--- Recorded data ---
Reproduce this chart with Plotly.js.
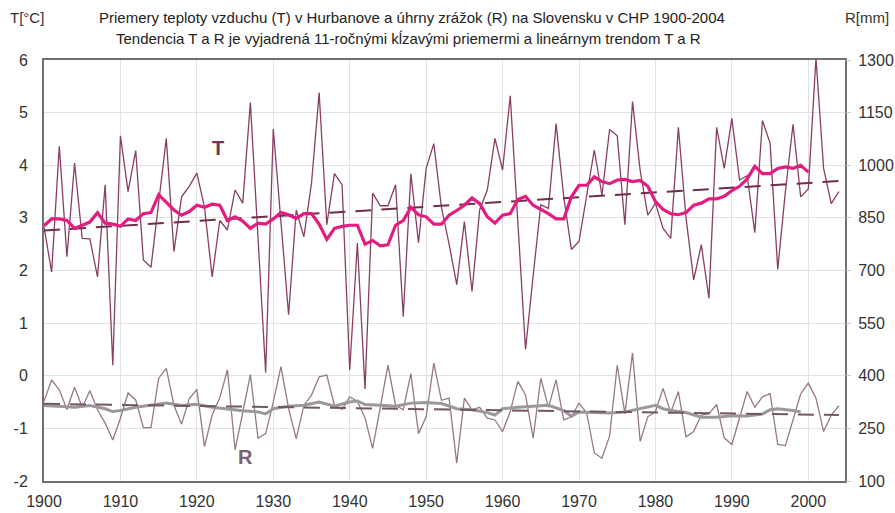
<!DOCTYPE html>
<html>
<head>
<meta charset="utf-8">
<script src="https://cdn.plot.ly/plotly-3.0.1.min.js"></script>
<style>html,body{margin:0;padding:0;background:#fff;}#chart{width:895px;height:513px;}</style>
</head>
<body>
<div id="chart"></div>
<script>
// ---- data ----
const startYear = 1900;
// annual air temperature T [°C], 1900-2004
const tAnnual = [2.83,1.97,4.36,2.26,4.04,2.61,2.60,1.88,3.63,0.20,
  4.56,3.50,4.28,2.20,2.06,3.30,4.51,2.36,3.40,3.60,
  3.85,3.20,1.88,2.95,2.77,3.53,3.28,5.19,2.60,0.06,
  4.69,3.00,1.16,3.15,2.64,3.66,5.38,2.87,3.84,3.63,
  0.11,2.52,-0.25,3.47,3.23,3.23,3.63,1.12,3.84,2.53,
  3.94,4.41,3.20,2.50,1.73,2.93,1.60,3.15,3.53,4.51,
  3.91,5.32,3.00,0.50,1.90,3.25,3.18,4.79,3.40,2.40,
  2.55,3.40,4.29,3.43,4.68,4.56,2.87,5.21,3.90,3.05,
  3.28,2.80,2.61,4.72,3.00,1.82,2.49,1.47,4.72,3.94,
  4.89,3.72,3.80,2.72,4.85,4.42,2.02,3.50,4.78,3.40,
  3.55,6.04,3.94,3.27,3.50];
// 11-year moving average of T, 1900-2000
const tMoving = [2.85,2.98,2.98,2.95,2.80,2.86,2.92,3.10,2.90,2.88,
  2.84,2.98,2.95,3.08,3.10,3.44,3.30,3.15,3.05,3.12,
  3.24,3.20,3.26,3.24,2.95,3.02,2.94,2.80,2.90,2.88,
  2.98,3.10,3.06,2.99,3.08,3.08,2.88,2.59,2.80,2.84,
  2.86,2.86,2.50,2.57,2.47,2.49,2.86,2.95,3.20,3.06,
  3.02,2.88,2.88,3.05,3.14,3.24,3.38,3.27,3.02,2.90,
  3.05,3.08,3.35,3.41,3.24,3.16,3.08,2.98,2.98,3.40,
  3.62,3.62,3.78,3.69,3.65,3.72,3.73,3.69,3.71,3.60,
  3.31,3.16,3.08,3.06,3.10,3.24,3.28,3.36,3.36,3.41,
  3.52,3.60,3.74,3.98,3.84,3.84,3.94,3.97,3.94,4.00,
  3.87];
// linear trend of T (end points)
const tTrendYears = [1900, 2004];
const tTrend = [2.76, 3.70];

// annual precipitation R [mm], 1900-2004
const rAnnual = [327,388,360,304,367,310,357,303,265,217,
  279,351,331,252,252,393,421,316,262,334,
  361,198,288,337,417,189,295,403,222,235,
  325,426,307,220,316,345,397,402,316,304,
  340,327,280,193,310,430,316,303,406,235,
  283,436,330,336,151,336,303,310,279,274,
  241,298,384,345,222,393,310,388,274,283,
  322,294,180,165,228,430,292,465,213,283,
  298,364,295,355,226,241,288,292,318,223,
  204,283,355,310,340,349,204,201,273,348,
  379,336,241,288,315];
// 11-year moving average of R (years where read)
const rMovingYears = [1900,1902,1904,1906,1908,1909,1910,1912,1914,1916,
  1918,1920,1922,1924,1926,1928,1929,1930,1932,1934,
  1936,1938,1940,1941,1942,1944,1946,1948,1950,1952,
  1954,1956,1958,1959,1960,1962,1964,1966,1968,1969,
  1970,1972,1974,1976,1978,1980,1981,1982,1984,1986,
  1988,1990,1992,1994,1995,1996,1998,1999];
const rMoving = [315,312,310,315,306,298,301,310,315,322,
  315,319,310,304,300,297,291,306,313,316,
  325,313,325,328,318,316,313,322,324,321,
  306,303,295,288,306,310,313,316,301,285,
  297,295,294,297,307,316,306,301,295,282,
  282,286,285,291,303,306,301,297];
// linear trend of R (end points)
const rTrendYears = [1900, 2004];
const rTrend = [320, 288];

const xTicks = [1900,1910,1920,1930,1940,1950,1960,1970,1980,1990,2000];
const yLeftTicks = [-2,-1,0,1,2,3,4,5,6];
const yRightTicks = [100,250,400,550,700,850,1000,1150,1300];

const titleLine1 = 'Priemery teploty vzduchu (T) v Hurbanove a úhrny zrážok (R) na Slovensku v CHP 1900-2004';
const titleLine2 = 'Tendencia T a R je vyjadrená 11-ročnými kĺzavými priemermi a lineárnym trendom T a R';

// ---- build ----
const yearsT = tAnnual.map((_, i) => startYear + i);
const yearsTm = tMoving.map((_, i) => startYear + i);
const yearsR = rAnnual.map((_, i) => startYear + i);

const FONT = 'Liberation Sans, Arial, sans-serif';
const C_T = 'rgb(138,62,100)';
const C_TM = 'rgb(228,28,128)';
const C_TT = 'rgb(110,45,75)';
const C_R = 'rgb(150,120,138)';
const C_RM = 'rgb(155,152,155)';
const C_RT = 'rgb(115,85,100)';

const traces = [
  {x: yearsR, y: rAnnual, yaxis: 'y2', mode: 'lines', line: {color: C_R, width: 1.3}, hoverinfo: 'skip'},
  {x: rMovingYears, y: rMoving, yaxis: 'y2', mode: 'lines', line: {color: C_RM, width: 3}, hoverinfo: 'skip'},
  {x: rTrendYears, y: rTrend, yaxis: 'y2', mode: 'lines', line: {color: C_RT, width: 2, dash: '16px,10px'}, hoverinfo: 'skip'},
  {x: yearsT, y: tAnnual, mode: 'lines', line: {color: C_T, width: 1.3}, hoverinfo: 'skip'},
  {x: tTrendYears, y: tTrend, mode: 'lines', line: {color: C_TT, width: 2, dash: '16px,10px'}, hoverinfo: 'skip'},
  {x: yearsTm, y: tMoving, mode: 'lines', line: {color: C_TM, width: 3.2}, hoverinfo: 'skip'}
];

const layout = {
  width: 895, height: 513,
  margin: {l: 44, r: 50, t: 60, b: 32},
  paper_bgcolor: '#fff', plot_bgcolor: '#fff',
  showlegend: false,
  font: {family: FONT, size: 14, color: '#333'},
  xaxis: {
    range: [1900, 2004.8], tickvals: xTicks, ticktext: xTicks.map(String),
    showgrid: true, gridcolor: '#e2e2e2', gridwidth: 1,
    showline: true, linecolor: '#707070', linewidth: 2, mirror: true,
    ticks: '', ticklabelstandoff: 5, zeroline: false,
    tickfont: {family: FONT, size: 16, color: '#333'}
  },
  yaxis: {
    range: [-2, 6], tickvals: yLeftTicks, ticktext: yLeftTicks.map(String),
    showgrid: true, gridcolor: '#e2e2e2', gridwidth: 1,
    showline: true, linecolor: '#707070', linewidth: 2, mirror: true,
    ticks: '', ticklabelstandoff: 11, zeroline: false,
    tickfont: {family: FONT, size: 16, color: '#333'}
  },
  yaxis2: {
    overlaying: 'y', side: 'right',
    range: [100, 1300], tickvals: yRightTicks, ticktext: yRightTicks.map(String),
    showgrid: false, zeroline: false, showline: false,
    ticks: 'outside', ticklen: 5, tickcolor: '#c8c8c8', ticklabelstandoff: 4,
    tickfont: {family: FONT, size: 16, color: '#333'}
  },
  annotations: [
    {text: titleLine1, xref: 'paper', yref: 'paper', x: 0.459, y: 1.0998, xanchor: 'center', yanchor: 'middle', showarrow: false, font: {family: FONT, size: 15, color: '#222'}},
    {text: titleLine2, xref: 'paper', yref: 'paper', x: 0.455, y: 1.052, xanchor: 'center', yanchor: 'middle', showarrow: false, font: {family: FONT, size: 15, color: '#222'}},
    {text: 'T[°C]', xref: 'paper', yref: 'paper', x: -0.021, y: 1.0998, xanchor: 'center', yanchor: 'middle', showarrow: false, font: {family: FONT, size: 15, color: '#333'}},
    {text: 'R[mm]', xref: 'paper', yref: 'paper', x: 1.027, y: 1.0998, xanchor: 'center', yanchor: 'middle', showarrow: false, font: {family: FONT, size: 15, color: '#333'}},
    {text: '<b>T</b>', xref: 'x', yref: 'y', x: 1922.7, y: 4.33, showarrow: false, font: {family: FONT, size: 20, color: 'rgb(120,50,85)'}},
    {text: '<b>R</b>', xref: 'x', yref: 'y', x: 1926.3, y: -1.54, showarrow: false, font: {family: FONT, size: 20, color: 'rgb(125,95,110)'}}
  ]
};

Plotly.newPlot('chart', traces, layout, {staticPlot: true, displayModeBar: false});
</script>
</body>
</html>
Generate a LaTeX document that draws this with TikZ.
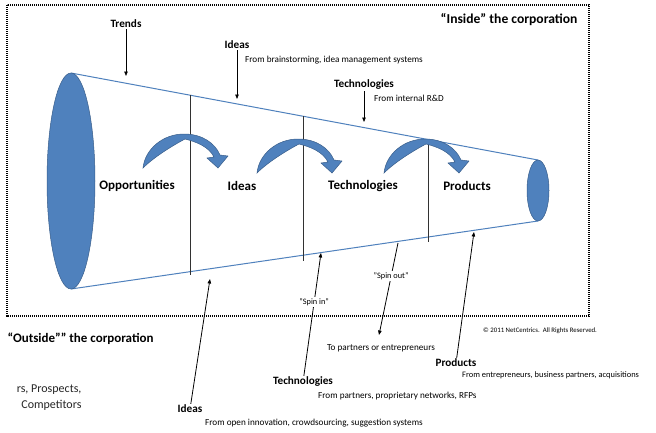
\documentclass[tikz,border=0pt]{standalone}
\usepackage{fontspec}
\setmainfont{Carlito}
\usetikzlibrary{arrows.meta}
\definecolor{funnelblue}{RGB}{79,129,189}
\definecolor{funneledge}{RGB}{56,93,138}
\definecolor{rodgray}{RGB}{50,50,50}
\tikzset{
  stage/.style={font=\bfseries\fontsize{13}{15}\selectfont},
  lbl/.style={font=\bfseries\fontsize{11.2}{13}\selectfont, inner sep=1pt},
  sub/.style={font=\fontsize{9.2}{10}\selectfont, anchor=west, inner sep=0pt},
  quote/.style={font=\fontsize{8.3}{9}\selectfont, fill=white, inner sep=1.5pt},
  pointer/.style={-{Triangle[length=4.5pt,width=3.5pt]}, line width=0.8pt},
  funnel/.style={funnelblue, line width=1pt},
  rod/.style={rodgray, line width=0.9pt},
  blob/.style={fill=funnelblue, draw=funneledge, line width=0.5pt},
  flip/.pic={
    \filldraw[blob]
      (0,0) .. controls (18,0) and (31,9) .. (36,21) -- (44,22) -- (34,34) -- (23,24) -- (30,23)
      .. controls (25,13) and (13,8) .. (1,5)
      .. controls (-14,13) and (-31,24) .. (-41,34)
      .. controls (-39,15) and (-21,0) .. (0,0) -- cycle;
  }
}
\begin{document}
\begin{tikzpicture}[x=1pt,y=-1pt]
  \useasboundingbox[fill=white] (0,0) rectangle (656,432);
  %% corporation border
  \draw[line width=1.3pt, dash pattern=on 1.1pt off 0.9pt] (7,5) rectangle (589,316);
  \node[font=\bfseries\fontsize{13.6}{15}\selectfont, anchor=east] (inside) at (581,20) {“Inside” the corporation};

  %% funnel
  \coordinate (bigtop) at (71,73);
  \coordinate (bigbot) at (71,289);
  \coordinate (smalltop) at (538,160);
  \coordinate (smallbot) at (538,221);
  \draw[funnel] (bigtop) -- (smalltop);
  \draw[funnel] (bigbot) -- (smallbot);
  \draw[blob] (71,181) ellipse [x radius=24, y radius=108];
  \draw[blob] (538,190.5) ellipse [x radius=11, y radius=30.5];

  %% stage walls
  \coordinate (w1t) at (190,95);  \coordinate (w1b) at (190,275);
  \coordinate (w2t) at (303,116); \coordinate (w2b) at (303,261);
  \coordinate (w3t) at (428,140); \coordinate (w3b) at (428,242);
  \draw[rod] (w1t) -- (w1b);
  \draw[rod] (w2t) -- (w2b);
  \draw[rod] (w3t) -- (w3b);

  %% curved arrows
  \pic at (184,134) {flip};
  \pic at (298,139) {flip};
  \pic at (425,139) {flip};

  %% stages
  \node[stage] (opp) at (137,186) {Opportunities};
  \node[stage] (ideasM) at (242,186) {Ideas};
  \node[stage] (techM) at (363,186) {Technologies};
  \node[stage] (prodM) at (467,186) {Products};

  %% inside sources
  \node[lbl] (trends) at (126,24) {Trends};
  \coordinate (trendsend) at (126,76);
  \draw[pointer] (trends) -- (trendsend);
  \node[lbl] (ideasT) at (237,45) {Ideas};
  \coordinate (ideasTend) at (237,99);
  \draw[pointer] (ideasT) -- (ideasTend);
  \node[sub] (ideasTsub) at (245,60) {From brainstorming, idea management systems};
  \node[lbl] (techT) at (364,85) {Technologies};
  \coordinate (techTend) at (364,122);
  \draw[pointer] (techT) -- (techTend);
  \node[sub] (techTsub) at (374,98) {From internal R\&D};

  %% outside sources
  \node[font=\bfseries\fontsize{13}{15}\selectfont, anchor=west] (outside) at (4,339) {“Outside”” the corporation};
  \node[font=\fontsize{12}{16}\selectfont, anchor=east, align=right, text=black!85] (crowd) at (85,398) {rs, Prospects,\\Competitors};

  \node[lbl] (ideasB) at (190,409) {Ideas};
  \coordinate (ideasBend) at (210,279);
  \draw[pointer] (ideasB) -- (ideasBend);
  \node[sub] (ideasBsub) at (205,423) {From open innovation, crowdsourcing, suggestion systems};

  \node[lbl] (techB) at (303,382) {Technologies};
  \coordinate (techBend) at (321,253);
  \draw[pointer] (techB) -- (techBend) node[quote, pos=0.6] (spinin) {"Spin in"};
  \node[sub] (techBsub) at (318,396) {From partners, proprietary networks, RFPs};

  \node[lbl] (prodB) at (456,363) {Products};
  \coordinate (prodBend) at (474,232);
  \draw[pointer] (prodB) -- (prodBend);
  \node[sub, font=\fontsize{8.4}{10}\selectfont] (prodBsub) at (462,375) {From entrepreneurs, business partners, acquisitions};

  %% spin out
  \coordinate (outstart) at (398,243);
  \coordinate (outend) at (379,335);
  \draw[pointer] (outstart) -- (outend) node[quote, pos=0.36] (spinout) {"Spin out"};
  \node[sub, anchor=center] (partners) at (381,348) {To partners or entrepreneurs};

  \node[font=\fontsize{6.8}{7}\selectfont, anchor=west, inner sep=0pt] (copy) at (483,331) {© 2011 NetCentrics.\ \ All Rights Reserved.};
\end{tikzpicture}
\end{document}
---
### Exercise requirements
Extract all lines containing the word "this".

### Completed task
Reproduce this chart with Plotly.js.
Generate a LaTeX document that draws this with TikZ.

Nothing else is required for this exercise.